There was extensive discussion of this issue, mostly involving Tero 
and me, in February. The concerns I cited were that

	- this would impose a significant burden on a receiver who 
would now have to check to determine if a packet that was dropped 
would have been OK f the packet were received on an SA. note that, as 
stated, the check would have to be conducted even if there was an 
explicit SPD entry calling for the packet to be dropped. one wants an 
efficient means of discarding inbound packets that are not IPsec and 
not to be bypassed, and this makes such processing hard (or at least 
harder). Tero suggested that one might add another SPD field to allow 
an admin to decide whether sending an ICMP was appropriate, when a 
packet matched an SPD-I drop entry, but no detailed proposal for 
doing this was developed.

	- it also adds complexity, because one should offer rate 
limiting for responses, e.g., to prevent an attacker from using this 
feature to cause a receiver to send ICMP traffic to sites because the 
source address of the packet that triggers the ICMP was spoofed.
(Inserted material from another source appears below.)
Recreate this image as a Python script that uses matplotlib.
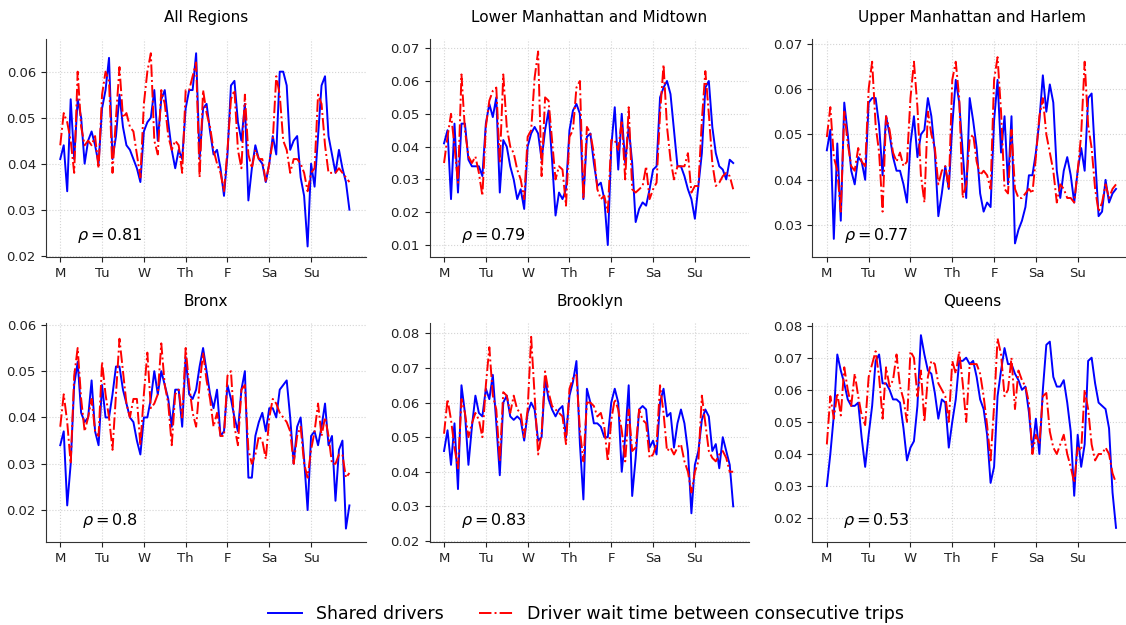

Tero 
and I disagreed over the tradeoff re the added complexity vs. the 
benefit that accrues for debugging when one site is sending traffic 
to another, in the clear, due to SPD mismatches, something that the 
sending of an ICMP might help detect.

I think it fair to say that this issue hinges on a value judgement, 
i.e., is the benefit of alerting a peer to this reason for discarding 
the peer's unprotected traffic worth the added complexity required to 
prevent this feature from creating performance problems and DoS 
problems.


>What was the TCP/IP or IPsec deployment purpose of those ICMP codes ?

These code already exist; they are not new. they are appropriate 
responses, in general, to alert a sender to the fact that traffic is 
being discarded due to security restrictions. the issue was whether 
we should send such messages under these circumstances.